At first, Klein tried to replicate this success. While lauding small school innovation, however, he undermined it by assessing performance in conventional ways. Nor could quality, autonomous schools be mass produced from his Tweed headquarters. Notwithstanding $100 million in supplemental funding from Bill Gates, the administration’s program foundered, and Gates stopped supporting it in 2008. By then, charter schools had emerged as Bloomberg’s and Klein’s new paradigm.
Along with this move to privatization, the administration’s admission of failure was its quiet demolition in 2006 of the very bureaucracy it had created with so much fanfare only three years earlier. The only thing more remarkable than this reversal was its failure to elicit critical commentary and analysis in the mainstream media; Bloomberg and Klein were permitted to declare victory and move on. Having brought “accountability” to the system, they said, the “reforms” were now entering a new phase.

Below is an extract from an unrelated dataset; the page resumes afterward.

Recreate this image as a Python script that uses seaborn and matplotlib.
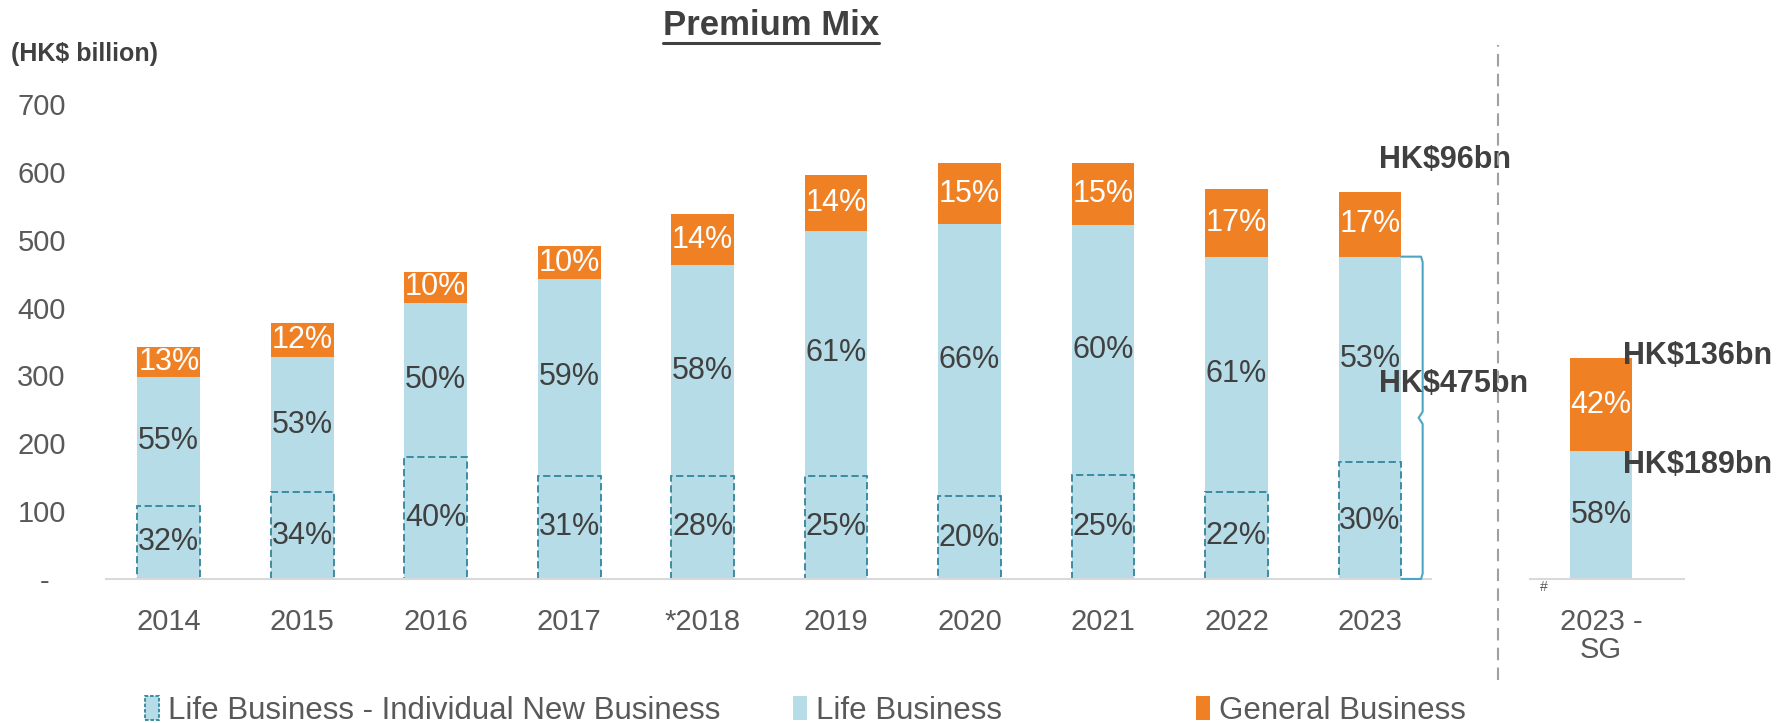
import matplotlib
matplotlib.use("Agg")
import matplotlib.pyplot as plt
import seaborn as sns
from matplotlib.patches import Patch
from matplotlib.lines import Line2D

# ---------------- data ----------------
years = ['2014', '2015', '2016', '2017', '*2018', '2019', '2020', '2021', '2022', '2023']
total_premium = [342, 377, 453, 490, 538, 595, 613, 613, 575, 571]
life_premium = [298, 327, 407, 442, 462, 513, 523, 522, 475, 475]
new_business = [108, 128, 180, 152, 152, 152, 122, 153, 128, 172]
general_pct = ['13%', '12%', '10%', '10%', '14%', '14%', '15%', '15%', '17%', '17%']
life_pct = ['55%', '53%', '50%', '59%', '58%', '61%', '66%', '60%', '61%', '53%']
new_business_pct = ['32%', '34%', '40%', '31%', '28%', '25%', '20%', '25%', '22%', '30%']

sg_category = ['2023 -\nSG']
sg_life = [189]
sg_general = [136]
sg_life_pct = ['58%']
sg_general_pct = ['42%']

y_ticks = [0, 100, 200, 300, 400, 500, 600, 700]
y_tick_labels = ['-  ', '100', '200', '300', '400', '500', '600', '700']

label_2023_general = 'HK$96bn'
label_2023_life = 'HK$475bn'
label_sg_general = 'HK$136bn'
label_sg_life = 'HK$189bn'

# ---------------- style ----------------
ORANGE = '#EF8024'
LIGHT = '#B6DCE7'
TEAL = '#31859C'
BRACE = '#4AA6C4'
DARK = '#404040'
GREY = '#595959'
BAR_W = 0.47

sns.set_theme(style='white')
plt.rcParams['font.family'] = ['Liberation Sans', 'DejaVu Sans']

fig = plt.figure(figsize=(17.77, 7.23), dpi=100)
ax = fig.add_axes([0.0597, 0.1992, 0.7454, 0.657])
ax2 = fig.add_axes([0.861, 0.1992, 0.0867, 0.657])


def stacked(axis, cats, tot, lif, nb=None):
    sns.barplot(x=cats, y=tot, color=ORANGE, saturation=1, width=BAR_W,
                linewidth=0, ax=axis)
    sns.barplot(x=cats, y=lif, color=LIGHT, saturation=1, width=BAR_W,
                linewidth=0, ax=axis)
    if nb is not None:
        n0 = len(axis.patches)
        sns.barplot(x=cats, y=nb, color=LIGHT, saturation=1, width=BAR_W,
                    ax=axis, edgecolor=TEAL, linewidth=1.3,
                    linestyle=(0, (4, 2)))
        for p in axis.patches[n0:]:
            p.set_edgecolor(TEAL)
            p.set_linestyle((0, (4, 2)))
            p.set_linewidth(1.3)
            p.set_facecolor(LIGHT)


stacked(ax, years, total_premium, life_premium, new_business)
sg_total = [l + g for l, g in zip(sg_life, sg_general)]
stacked(ax2, sg_category, sg_total, sg_life)

PCT_FS = 22
for i in range(len(years)):
    ax.text(i, (life_premium[i] + total_premium[i]) / 2, general_pct[i],
            ha='center', va='center', color='white', fontsize=PCT_FS)
    ax.text(i, (new_business[i] + life_premium[i]) / 2, life_pct[i],
            ha='center', va='center', color=DARK, fontsize=PCT_FS)
    ax.text(i, new_business[i] / 2, new_business_pct[i],
            ha='center', va='center', color=DARK, fontsize=PCT_FS)

ax2.text(0, (sg_life[0] + sg_total[0]) / 2, sg_general_pct[0], ha='center',
         va='center', color='white', fontsize=PCT_FS)
ax2.text(0, sg_life[0] / 2, sg_life_pct[0], ha='center', va='center',
         color=DARK, fontsize=PCT_FS)

for a in (ax, ax2):
    a.set_ylim(0, 700)
    a.set_xlabel('')
    a.set_ylabel('')
    for s in ('left', 'top', 'right'):
        a.spines[s].set_visible(False)
    a.spines['bottom'].set_color('#D9D9D9')
    a.spines['bottom'].set_linewidth(1.5)
    a.tick_params(axis='x', length=0, pad=21, labelsize=21, labelcolor=GREY)

ax.set_xlim(-0.47, 9.455)
ax2.set_xlim(-0.53, 0.62)
ax.set_yticks(y_ticks)
ax.set_yticklabels(y_tick_labels)
ax.tick_params(axis='y', length=0, pad=29, labelsize=21, labelcolor=GREY)
ax2.set_yticks([])
for t in ax2.get_xticklabels():
    t.set_linespacing(1.0)

# value annotations
last = len(years) - 1
ax.text(last + 0.07, 618, label_2023_general, ha='left', va='center',
        fontsize=22, fontweight='bold', color=DARK)
ax.text(last + 0.07, 288, label_2023_life, ha='left',
        va='center', fontsize=22, fontweight='bold', color=DARK, zorder=5)
ax2.text(0.165, sg_total[0] + 3, label_sg_general, ha='left', va='center',
         fontsize=22, fontweight='bold', color=DARK, zorder=5)
ax2.text(0.165, sg_life[0] - 21, label_sg_life, ha='left', va='center',
         fontsize=22, fontweight='bold', color=DARK, zorder=5)
ax2.text(-0.43, -12, '#', ha='center', va='center', fontsize=10, color=GREY)

# bracket for 2023 life business
xr = last + BAR_W / 2
xb = xr + 0.16
top = life_premium[last]
mid = top / 2
bx = [xr, xb - 0.012, xb, xb, xb - 0.03, xb, xb, xb - 0.012, xr]
by = [top, top, top - 8, mid + 9, mid, mid - 9, 8, 0, 0]
ax.plot(bx, by, color=BRACE, lw=1.5, clip_on=False, zorder=4)

# separator
fig.add_artist(Line2D([0.843, 0.843], [0.06, 0.938], color='#A0A0A0', lw=1.5,
                      linestyle=(0, (6, 3.5)), transform=fig.transFigure))

# title and unit
title = fig.text(0.434, 0.965, 'Premium Mix', ha='center', va='center',
                 fontsize=25, fontweight='bold', color=DARK)
fig.text(0.006, 0.925, '(HK$ billion)', ha='left', va='center', fontsize=18,
         fontweight='bold', color=DARK)
fig.canvas.draw()
bb = title.get_window_extent().transformed(fig.transFigure.inverted())
fig.add_artist(Line2D([bb.x0, bb.x1], [bb.y0 - 0.002, bb.y0 - 0.002],
                      color=DARK, lw=2.2, transform=fig.transFigure))

# legend
items = [
    (Patch(facecolor=LIGHT, edgecolor=TEAL, linestyle=(0, (2, 1)), linewidth=1.3),
     'Life Business - Individual New Business', 0.0816),
    (Patch(facecolor=LIGHT, edgecolor='none'), 'Life Business', 0.446),
    (Patch(facecolor=ORANGE, edgecolor='none'), 'General Business', 0.673),
]
for h, lab, xpos in items:
    lg = fig.legend([h], [lab], loc='center left', bbox_to_anchor=(xpos, 0.017),
                    frameon=False, fontsize=22.5, handlelength=0.45,
                    handleheight=0.85, handletextpad=0.3, borderpad=0,
                    borderaxespad=0)
    for t in lg.get_texts():
        t.set_color(GREY)

fig.savefig('out.png', dpi=100)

Instead of being told what and how to teach through a bureaucratic chain of command, teachers are now subjected to management-by-numbers. Their performance is measured using “value added assessment,” where student scores on standardized tests at the end of the school year are compared with their scores at the beginning—the difference being attributable to the teacher. With merit pay or job loss at stake, teachers and principals now have test preparation as their primary task. That is driving authentic educators to look elsewhere for work.
Needless to say, this is no way to get kids excited about school, especially those who are disadvantaged and already alienated from mainstream institutions. In fact, it eradicates the love of learning that many students bring to the table. Test preparation cannot cultivate the critical thinking skills and independent judgment needed to be a responsible citizen, an intelligent user of the internet, or even a savvy consumer. Nor can it cultivate the creativity and capacity for innovation that the best 21st century jobs require.
This is the kind of school system that corporate elites, politicians, and lawyers create when they don’t care to collaborate with educators and want an easily quantified and user friendly tool for controlling them. It is a system for creating a large supply of minimally-skilled, diligent and disciplined service workers who will follow instructions without asking questions. And it trains the populace in mindless conformity, making the entire country susceptible to authoritarian rule.
Joyce Purnick’s biography of Michael Bloomberg came out this year. She wrote about a man intoxicated with power—more than most leaders—and who still can’t get enough. To be sure, he also cares about the city’s people, and wants to serve them well. But he imagines he is vastly smarter and more competent than all the city’s teachers, principals, and other public servants, and can forge a better government by concentrating power in City Hall. He has convinced millions, both inside and outside the city, that this is so. But Bloomberg’s record running the New York City public school system shatters this illusion. Isn’t it time for this mayor—whose mantra is accountability—to be finally held accountable for his own performance?